§ **Job**:
Find how many lines contain the word "this" and state that number alone.

§ **Supplied material**:
--------

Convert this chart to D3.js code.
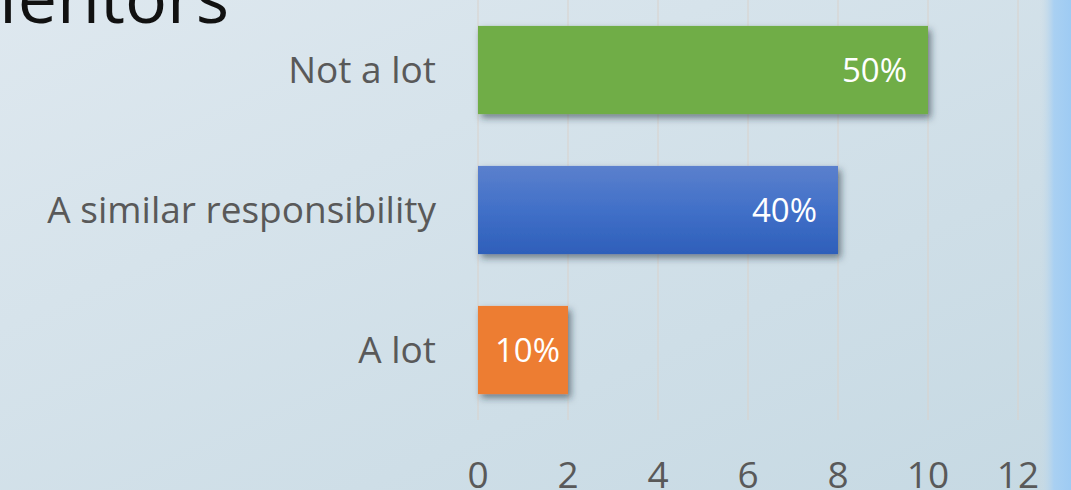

--------

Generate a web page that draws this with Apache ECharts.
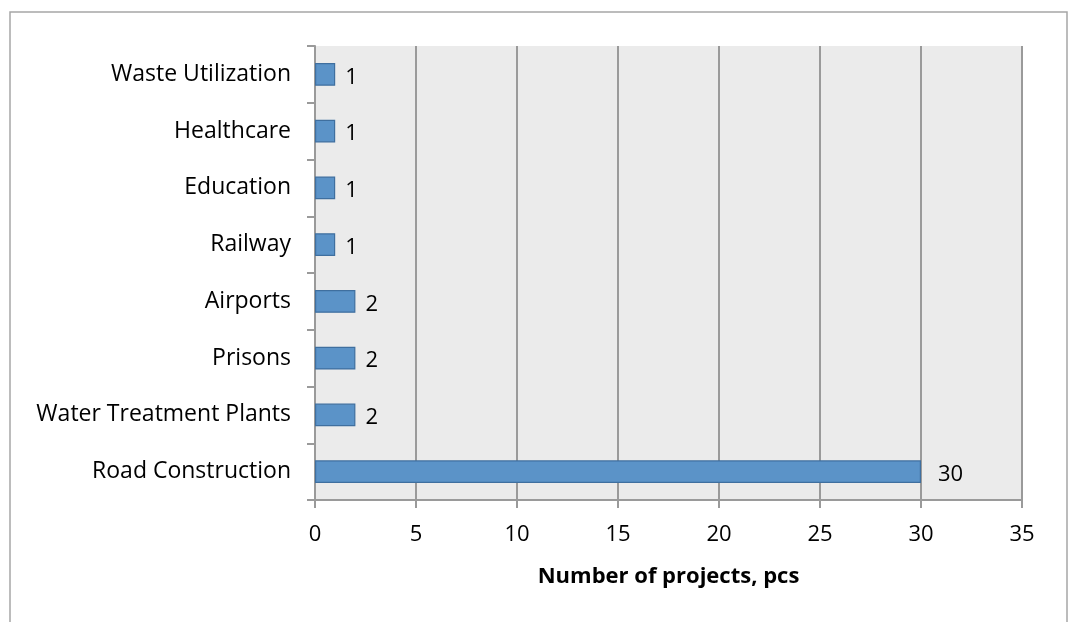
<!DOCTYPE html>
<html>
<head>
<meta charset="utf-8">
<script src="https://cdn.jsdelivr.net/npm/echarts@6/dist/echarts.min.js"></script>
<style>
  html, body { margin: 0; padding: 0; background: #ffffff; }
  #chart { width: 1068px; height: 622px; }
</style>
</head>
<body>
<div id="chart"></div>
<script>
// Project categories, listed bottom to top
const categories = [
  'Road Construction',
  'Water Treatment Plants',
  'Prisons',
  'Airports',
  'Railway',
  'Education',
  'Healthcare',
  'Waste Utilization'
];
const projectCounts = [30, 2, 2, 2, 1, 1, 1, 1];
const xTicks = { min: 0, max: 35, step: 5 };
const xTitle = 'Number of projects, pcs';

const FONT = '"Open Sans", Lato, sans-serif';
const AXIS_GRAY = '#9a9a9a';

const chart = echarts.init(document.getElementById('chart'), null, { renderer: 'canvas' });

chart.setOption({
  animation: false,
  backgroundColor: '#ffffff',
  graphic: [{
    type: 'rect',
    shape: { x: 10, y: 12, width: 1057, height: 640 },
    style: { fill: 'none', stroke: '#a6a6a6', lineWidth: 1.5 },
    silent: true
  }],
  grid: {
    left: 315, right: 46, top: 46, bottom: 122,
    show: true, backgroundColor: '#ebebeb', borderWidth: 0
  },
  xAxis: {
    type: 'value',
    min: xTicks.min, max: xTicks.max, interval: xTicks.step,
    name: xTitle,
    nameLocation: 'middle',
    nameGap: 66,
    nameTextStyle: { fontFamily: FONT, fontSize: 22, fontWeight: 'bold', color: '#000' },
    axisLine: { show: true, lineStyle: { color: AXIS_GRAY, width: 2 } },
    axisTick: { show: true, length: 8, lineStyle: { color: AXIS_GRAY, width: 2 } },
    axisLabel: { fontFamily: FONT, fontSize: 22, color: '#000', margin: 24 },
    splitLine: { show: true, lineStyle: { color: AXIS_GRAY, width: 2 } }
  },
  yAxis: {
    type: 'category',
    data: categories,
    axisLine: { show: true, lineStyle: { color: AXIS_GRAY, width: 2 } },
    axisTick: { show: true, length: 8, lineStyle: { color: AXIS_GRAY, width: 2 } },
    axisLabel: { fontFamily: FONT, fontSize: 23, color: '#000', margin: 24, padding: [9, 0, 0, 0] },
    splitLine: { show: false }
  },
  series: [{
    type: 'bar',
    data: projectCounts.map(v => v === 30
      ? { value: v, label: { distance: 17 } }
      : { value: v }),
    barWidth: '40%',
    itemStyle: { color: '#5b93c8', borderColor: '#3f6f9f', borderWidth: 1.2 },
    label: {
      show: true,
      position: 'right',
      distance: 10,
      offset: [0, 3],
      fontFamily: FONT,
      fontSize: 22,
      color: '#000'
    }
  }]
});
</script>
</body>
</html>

--------

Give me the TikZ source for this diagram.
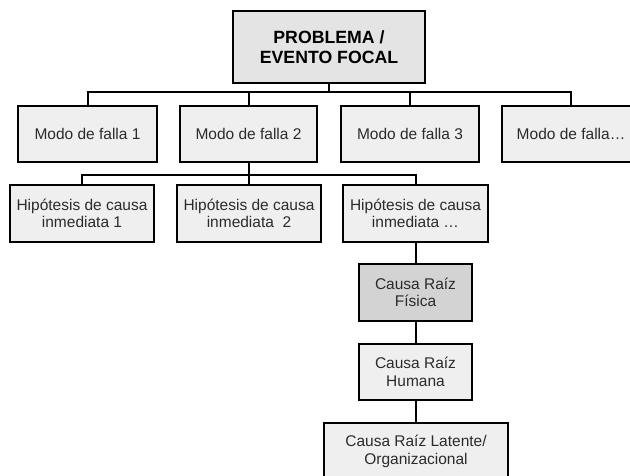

--------

§ **Response below**:
3